%%

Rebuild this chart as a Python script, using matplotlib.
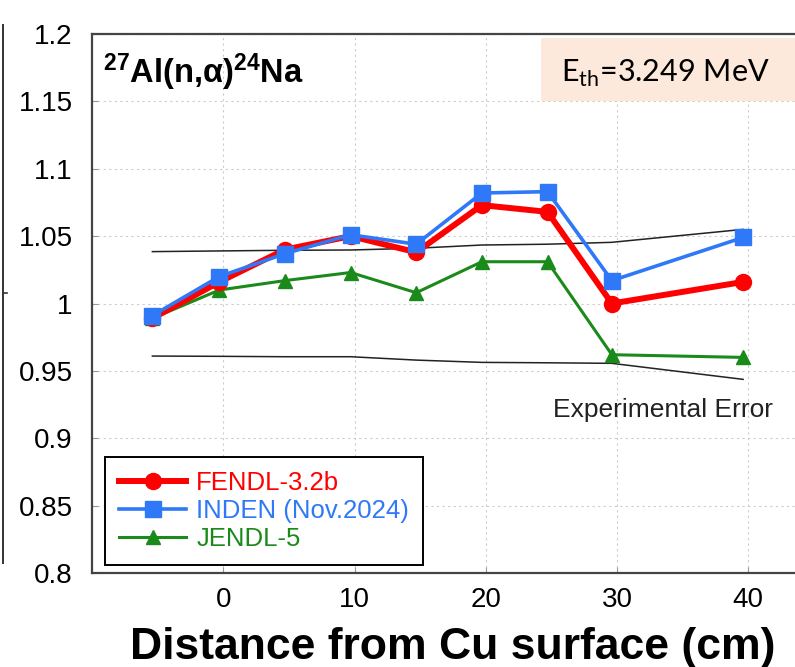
import matplotlib
matplotlib.use("Agg")
import matplotlib.pyplot as plt
from matplotlib.patches import Rectangle
from matplotlib.lines import Line2D

# ---- data ----
distance = [-5.4, -0.3, 4.7, 9.7, 14.7, 19.7, 24.7, 29.6, 39.6]
fendl = [0.989, 1.016, 1.040, 1.050, 1.038, 1.073, 1.068, 1.000, 1.016]
inden = [0.991, 1.020, 1.037, 1.051, 1.044, 1.082, 1.083, 1.017, 1.049]
jendl = [0.989, 1.010, 1.017, 1.023, 1.008, 1.031, 1.031, 0.962, 0.960]
err_upper = [1.0385, 1.039, 1.0395, 1.0397, 1.041, 1.0434, 1.044, 1.0454, 1.055]
err_lower = [0.961, 0.9608, 0.9605, 0.9605, 0.958, 0.9563, 0.956, 0.9556, 0.9437]
x_ticks = [0, 10, 20, 30, 40]
y_ticks = [0.8, 0.85, 0.9, 0.95, 1.0, 1.05, 1.1, 1.15, 1.2]
y_tick_labels = ["0.8", "0.85", "0.9", "0.95", "1", "1.05", "1.1", "1.15", "1.2"]
series_names = ["FENDL-3.2b", "INDEN (Nov.2024)", "JENDL-5"]

plt.rcParams['font.family'] = ['Liberation Sans', 'DejaVu Sans']
plt.rcParams['mathtext.fontset'] = 'custom'
plt.rcParams['mathtext.bf'] = 'Liberation Sans:bold'
plt.rcParams['mathtext.rm'] = 'Lato'

W, H = 795, 667
fig = plt.figure(figsize=(W / 100, H / 100), dpi=100)
ax_left, ax_top, ax_bottom = 92, 34, 573
ax_width = 722
ax = fig.add_axes([ax_left / W, 1 - ax_bottom / H, ax_width / W, (ax_bottom - ax_top) / H])

red = '#ff0000'
blue = '#2f78f8'
green = '#1a8a1a'

ax.plot(distance, fendl, color=red, lw=4.3, marker='o', ms=11.5, label=series_names[0], zorder=4)
ax.plot(distance, inden, color=blue, lw=2.6, marker='s', ms=11, label=series_names[1], zorder=5)
ax.plot(distance, jendl, color=green, lw=2.2, marker='^', ms=10, label=series_names[2], zorder=3)
ax.plot(distance, err_upper, color='#222222', lw=1.1, zorder=2)
ax.plot(distance, err_lower, color='#222222', lw=1.1, zorder=2)

ax.set_xlim(-10, 45)
ax.set_ylim(0.8, 1.2)
ax.set_xticks(x_ticks)
ax.set_yticks(y_ticks)
ax.set_yticklabels(y_tick_labels)
ax.tick_params(axis='both', direction='in', length=4, color='#999999', labelsize=20)
ax.tick_params(axis='y', pad=14)
ax.tick_params(axis='x', pad=10)
ax.grid(True, linestyle=(0, (2, 3)), color='#cccccc', lw=0.8)
for s in ['top', 'bottom', 'left', 'right']:
    ax.spines[s].set_color('#444444')
    ax.spines[s].set_linewidth(1.6)

ax.set_xlabel("Distance from Cu surface (cm)", fontsize=32, fontweight='bold', labelpad=10)

ax.text(0.015, 0.909, r"$\mathbf{^{27}Al(n{,}α)^{24}Na}$", transform=ax.transAxes,
        fontsize=23.5, ha='left', va='baseline')
ax.text(25.1, 0.9158, "Experimental Error", fontsize=19, ha='left', va='baseline', color='#222222')

leg = ax.legend(loc='lower left', bbox_to_anchor=(0.018, 0.0148), fontsize=18.5,
                frameon=True, fancybox=False, edgecolor='black', framealpha=1,
                handlelength=2.6, labelspacing=0.15, borderpad=0.55, handletextpad=0.4,
                labelcolor='linecolor', borderaxespad=0)
leg.get_frame().set_linewidth(1.4)

# threshold energy box
fig.patches.append(Rectangle((541 / W, 1 - 101 / H), 300 / W, 63 / H, transform=fig.transFigure,
                             facecolor='#fde9db', edgecolor='none', zorder=10))
fig.text(561 / W, 1 - 82 / H, r"E$_{\mathrm{th}}$=3.249 MeV", fontsize=22, family='Lato',
         ha='left', va='baseline', zorder=11)

# stray frame line at left edge
fig.add_artist(Line2D([3 / W, 3 / W], [1 - 25 / H, 1 - 563 / H], transform=fig.transFigure,
                      color='#333333', lw=1.4))
fig.add_artist(Line2D([3 / W, 7 / W], [1 - 293 / H, 1 - 293 / H], transform=fig.transFigure,
                      color='#333333', lw=1.2))

fig.savefig("out.png", dpi=100)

%%

Given task
Pictures are excluded: retype only the lines from the beginning of the listing above through the line with "from matplotlib.lines import Line2D", both included.

Response below
Rebuild this chart as a Python script, using matplotlib.
import matplotlib
matplotlib.use("Agg")
import matplotlib.pyplot as plt
from matplotlib.patches import Rectangle
from matplotlib.lines import Line2D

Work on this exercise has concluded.